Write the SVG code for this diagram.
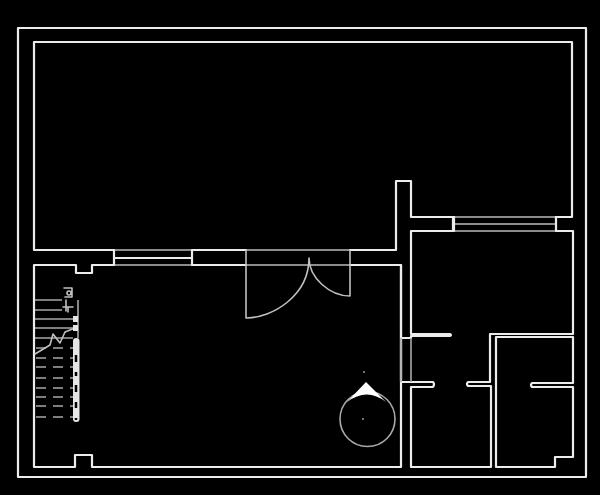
...
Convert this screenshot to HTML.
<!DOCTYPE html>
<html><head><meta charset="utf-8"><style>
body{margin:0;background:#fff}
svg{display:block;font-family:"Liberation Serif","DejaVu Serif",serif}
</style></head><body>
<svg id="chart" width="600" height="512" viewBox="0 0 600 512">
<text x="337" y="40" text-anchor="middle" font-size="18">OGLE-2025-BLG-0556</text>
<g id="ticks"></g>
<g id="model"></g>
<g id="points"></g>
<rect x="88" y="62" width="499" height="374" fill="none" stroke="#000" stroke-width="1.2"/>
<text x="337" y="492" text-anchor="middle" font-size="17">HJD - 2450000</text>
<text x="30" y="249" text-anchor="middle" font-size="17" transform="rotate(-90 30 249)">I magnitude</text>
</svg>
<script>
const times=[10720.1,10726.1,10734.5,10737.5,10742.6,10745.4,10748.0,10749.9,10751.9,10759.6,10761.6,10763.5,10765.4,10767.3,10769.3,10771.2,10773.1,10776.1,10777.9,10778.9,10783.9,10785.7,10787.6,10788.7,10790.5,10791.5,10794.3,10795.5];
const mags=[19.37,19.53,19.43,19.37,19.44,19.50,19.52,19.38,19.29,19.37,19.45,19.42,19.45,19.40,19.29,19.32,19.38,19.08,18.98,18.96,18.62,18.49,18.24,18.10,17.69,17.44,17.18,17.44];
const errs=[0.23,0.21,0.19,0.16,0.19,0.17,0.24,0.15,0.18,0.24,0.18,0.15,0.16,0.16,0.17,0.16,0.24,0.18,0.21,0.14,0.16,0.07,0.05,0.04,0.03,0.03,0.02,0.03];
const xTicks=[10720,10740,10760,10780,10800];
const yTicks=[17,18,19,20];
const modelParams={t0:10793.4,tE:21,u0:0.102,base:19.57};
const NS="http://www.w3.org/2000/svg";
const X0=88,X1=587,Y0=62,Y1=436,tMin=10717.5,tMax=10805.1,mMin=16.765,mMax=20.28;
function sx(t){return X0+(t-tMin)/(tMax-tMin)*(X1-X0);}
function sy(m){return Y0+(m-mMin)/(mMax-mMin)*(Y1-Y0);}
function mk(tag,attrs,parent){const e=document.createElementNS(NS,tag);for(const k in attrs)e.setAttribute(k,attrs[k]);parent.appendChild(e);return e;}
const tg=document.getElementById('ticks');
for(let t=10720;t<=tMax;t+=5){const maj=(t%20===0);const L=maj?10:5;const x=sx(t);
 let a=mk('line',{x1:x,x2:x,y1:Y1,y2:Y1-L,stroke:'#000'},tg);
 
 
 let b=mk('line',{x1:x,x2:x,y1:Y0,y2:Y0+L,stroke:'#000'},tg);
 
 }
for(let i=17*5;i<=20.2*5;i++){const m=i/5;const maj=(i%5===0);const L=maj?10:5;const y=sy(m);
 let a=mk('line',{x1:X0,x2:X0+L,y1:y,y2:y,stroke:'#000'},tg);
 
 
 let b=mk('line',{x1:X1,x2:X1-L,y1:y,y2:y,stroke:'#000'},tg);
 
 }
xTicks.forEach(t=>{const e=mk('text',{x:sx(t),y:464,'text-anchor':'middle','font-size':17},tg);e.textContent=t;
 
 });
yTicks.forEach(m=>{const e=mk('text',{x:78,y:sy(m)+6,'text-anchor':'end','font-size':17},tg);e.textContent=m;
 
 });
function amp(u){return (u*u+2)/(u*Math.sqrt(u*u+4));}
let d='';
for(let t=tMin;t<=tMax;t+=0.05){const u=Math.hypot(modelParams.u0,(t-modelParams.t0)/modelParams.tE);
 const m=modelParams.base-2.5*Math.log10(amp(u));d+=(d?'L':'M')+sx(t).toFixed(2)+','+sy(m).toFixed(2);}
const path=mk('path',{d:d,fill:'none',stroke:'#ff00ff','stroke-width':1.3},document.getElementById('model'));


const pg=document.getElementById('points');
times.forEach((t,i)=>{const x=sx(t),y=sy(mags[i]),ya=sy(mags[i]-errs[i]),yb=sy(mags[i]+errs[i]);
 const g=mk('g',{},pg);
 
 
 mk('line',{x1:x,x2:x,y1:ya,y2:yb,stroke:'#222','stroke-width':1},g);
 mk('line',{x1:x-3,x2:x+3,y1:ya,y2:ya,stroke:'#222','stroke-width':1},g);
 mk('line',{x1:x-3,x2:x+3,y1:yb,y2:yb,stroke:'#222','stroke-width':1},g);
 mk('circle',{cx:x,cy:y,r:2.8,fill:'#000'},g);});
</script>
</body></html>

The request. What is the number of lines in the listing that include the word "this"? Give that number and nothing else.

Full response. 2